The weak point is validation. Inconsistent methods and multiple data sources can create outliers and skew results. For monitor brands, that means checking whether freight is double-counted inside both a supplier PCF and a logistics line item, whether capital equipment is being mixed into recurring component purchases, and whether emissions factors are geographically relevant to where the part was actually made. Without those checks, a polished sustainability claim can still rest on bad math.

How manufacturers turn tracking into reportable carbon disclosures

For company-level reporting, the Corporate Value Chain Standard remains the core Scope 3 framework. It covers 15 categories across upstream and downstream emissions and is designed to help companies track their own progress over time. For monitor makers, that usually means disclosing companywide Scope 1 and Scope 2 totals alongside Scope 3 categories such as purchased goods and services, upstream transportation, business travel, use of sold products, and end-of-life treatment.

For decision-making at the product level, product carbon footprints and life-cycle assessment serve a different purpose than a corporate footprint. A buyer comparing a 27-inch gaming monitor with a 34-inch ultrawide or a portable monitor needs per-unit boundaries: what was included, what reporting year the data covers, whether accessories were counted, and whether the result is cradle-to-gate or cradle-to-grave.
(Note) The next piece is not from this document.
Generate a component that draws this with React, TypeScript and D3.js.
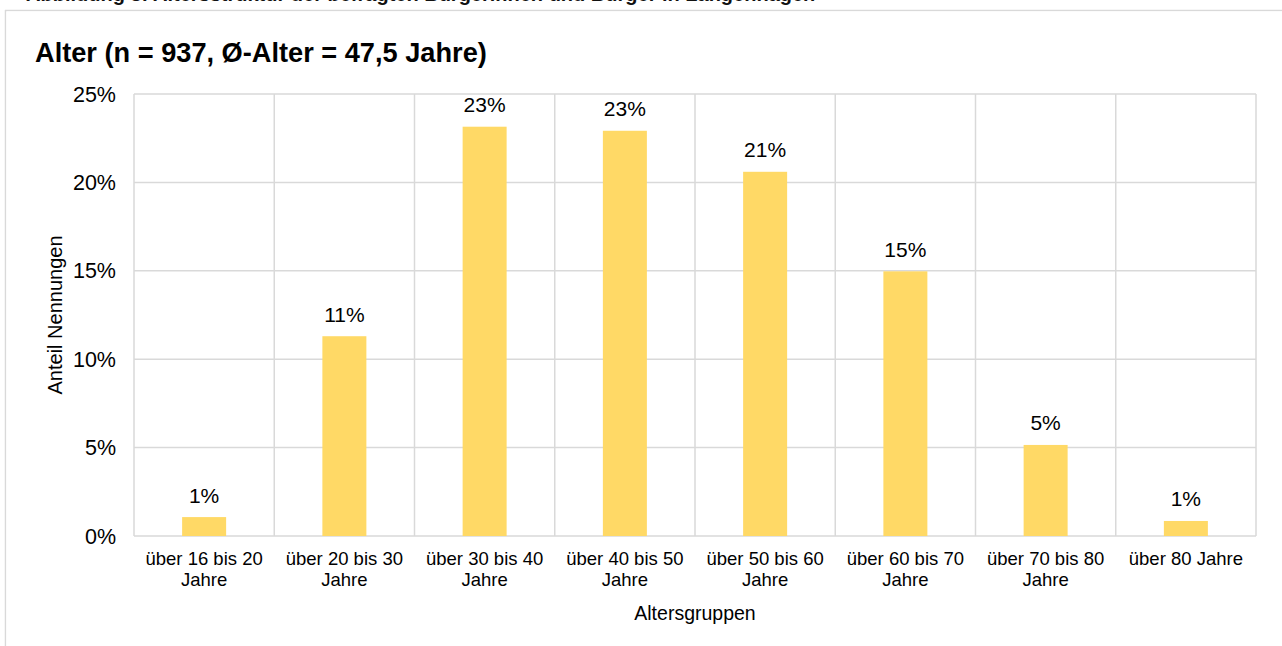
import React from "react";
import * as d3 from "d3";

const categories: string[][] = [
  ["über 16 bis 20", "Jahre"],
  ["über 20 bis 30", "Jahre"],
  ["über 30 bis 40", "Jahre"],
  ["über 40 bis 50", "Jahre"],
  ["über 50 bis 60", "Jahre"],
  ["über 60 bis 70", "Jahre"],
  ["über 70 bis 80", "Jahre"],
  ["über 80 Jahre"],
];
const values: number[] = [1.07, 11.3, 23.15, 22.92, 20.6, 14.97, 5.15, 0.85];
const valueLabels: string[] = ["1%", "11%", "23%", "23%", "21%", "15%", "5%", "1%"];
const yTicks: number[] = [0, 5, 10, 15, 20, 25];

const W = 1282;
const H = 646;
const plot = { left: 134, right: 1256, top: 94, bottom: 536 };
const FONT = "'Liberation Sans', Arial, sans-serif";

export default function App() {
  const x = d3
    .scaleBand<number>()
    .domain(d3.range(categories.length))
    .range([plot.left, plot.right])
    .paddingInner(0)
    .paddingOuter(0);
  const y = d3.scaleLinear().domain([0, 25]).range([plot.bottom, plot.top]);
  const bw = x.bandwidth();
  const barW = 44;
  const grid = "#d9d9d9";

  return (
    <div style={{ position: "absolute", left: 0, top: 0, width: W, height: H, background: "#fff" }}>
      <svg width={W} height={H} style={{ display: "block", fontFamily: FONT }}>
        <rect x={0} y={0} width={W} height={H} fill="#fff" />
        {/* figure caption above the frame (clipped at the top edge as in the source) */}
        <text x={26} y={1} fontSize={20} fontWeight="bold" fill="#111">
          Abbildung 3: Altersstruktur der befragten Bürgerinnen und Bürger in Langenhagen
        </text>
        {/* frame */}
        <line x1={5.5} x2={5.5} y1={10} y2={H} stroke={grid} strokeWidth={1.5} />
        <line x1={5} x2={W} y1={10.5} y2={10.5} stroke={grid} strokeWidth={1.5} />
        <rect x={6.5} y={11.5} width={W} height={H} fill="#fff" />

        <text x={35} y={62} fontSize={27.2} fontWeight="bold" fill="#000">
          Alter (n = 937, Ø-Alter = 47,5 Jahre)
        </text>

        {/* horizontal gridlines */}
        {yTicks.map((t) => (
          <line
            key={"h" + t}
            x1={plot.left}
            x2={plot.right}
            y1={y(t)}
            y2={y(t)}
            stroke={grid}
            strokeWidth={1.5}
          />
        ))}
        {/* vertical gridlines */}
        {d3.range(categories.length + 1).map((i) => {
          const xx = plot.left + i * bw;
          return (
            <line
              key={"v" + i}
              x1={xx}
              x2={xx}
              y1={plot.top}
              y2={plot.bottom}
              stroke={grid}
              strokeWidth={1.5}
            />
          );
        })}

        {/* y tick labels */}
        {yTicks.map((t) => (
          <text
            key={"yt" + t}
            x={116}
            y={y(t) + 7.5}
            fontSize={21.5}
            textAnchor="end"
            fill="#000"
          >
            {t + "%"}
          </text>
        ))}

        {/* bars */}
        {values.map((v, i) => {
          const cx = (x(i) as number) + bw / 2;
          return (
            <g key={"b" + i}>
              <rect
                x={cx - barW / 2}
                y={y(v)}
                width={barW}
                height={plot.bottom - y(v)}
                fill="#FFD966"
              />
              <text x={cx} y={y(v) - 14.5} fontSize={21} textAnchor="middle" fill="#000">
                {valueLabels[i]}
              </text>
            </g>
          );
        })}

        {/* category labels */}
        {categories.map((lines, i) => {
          const cx = (x(i) as number) + bw / 2;
          return (
            <text key={"c" + i} x={cx} y={565} fontSize={18.5} textAnchor="middle" fill="#000">
              {lines.map((l, j) => (
                <tspan key={j} x={cx} dy={j === 0 ? 0 : 21}>
                  {l}
                </tspan>
              ))}
            </text>
          );
        })}

        <text
          x={(plot.left + plot.right) / 2}
          y={620}
          fontSize={19.5}
          textAnchor="middle"
          fill="#000"
        >
          Altersgruppen
        </text>
        <text
          transform={`translate(62, ${(plot.top + plot.bottom) / 2}) rotate(-90)`}
          fontSize={20}
          textAnchor="middle"
          fill="#000"
        >
          Anteil Nennungen
        </text>
      </svg>
    </div>
  );
}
Without that context, a single carbon number is easy to misread.

The pressure to improve disclosures is rising fast. Reporting requirements and investor expectations are expanding, and the same source notes that the EU Corporate Sustainability Reporting Directive took effect on January 5, 2023, with first application in the 2024 financial year and reports due in 2025. Even US-focused display brands feel that pressure when they sell globally or source internationally, so supplier carbon data is increasingly becoming part of procurement, annual reviews, and brand-level sustainability claims.

FAQ

Q: Do monitor manufacturers need supplier-specific data to make credible carbon claims?

A: Not for a first baseline, but yes for stronger product claims. Spend-based estimates are useful for screening, while supplier-specific data is far better for panels, semiconductor-heavy boards, and other high-impact parts.

Q: Which part of a monitor supply chain is usually most important?

A: Purchased goods and services are usually the main category, so brands should start with panels, electronics, metals, plastics, packaging, and freight rather than focusing only on final assembly electricity.

Q: What should buyers look for when a monitor brand advertises a carbon footprint?

A: Check whether the number is product-level or company-level, whether it is cradle-to-gate or cradle-to-grave, which accessories were included, what year the data covers, and how much of the result came from supplier-specific data instead of broad averages.

Practical Next Steps

A practical monitor carbon program starts with one disciplined question: which parts of the display portfolio drive most of the footprint? Build a hybrid baseline first, then spend time where it matters most.

Map the bill of materials and supplier list for high-volume products such as 27-inch office monitors, 34-inch ultrawides, and portable monitors.
Use spend-based data to rank hotspots, then replace the biggest categories with supplier-specific PCFs for panels, PCBAs, power supplies, metals, and freight.
Report both company-level Scope 3 totals and product-level footprints with clear boundaries so the data can support real display buying guidance instead of vague sustainability marketing.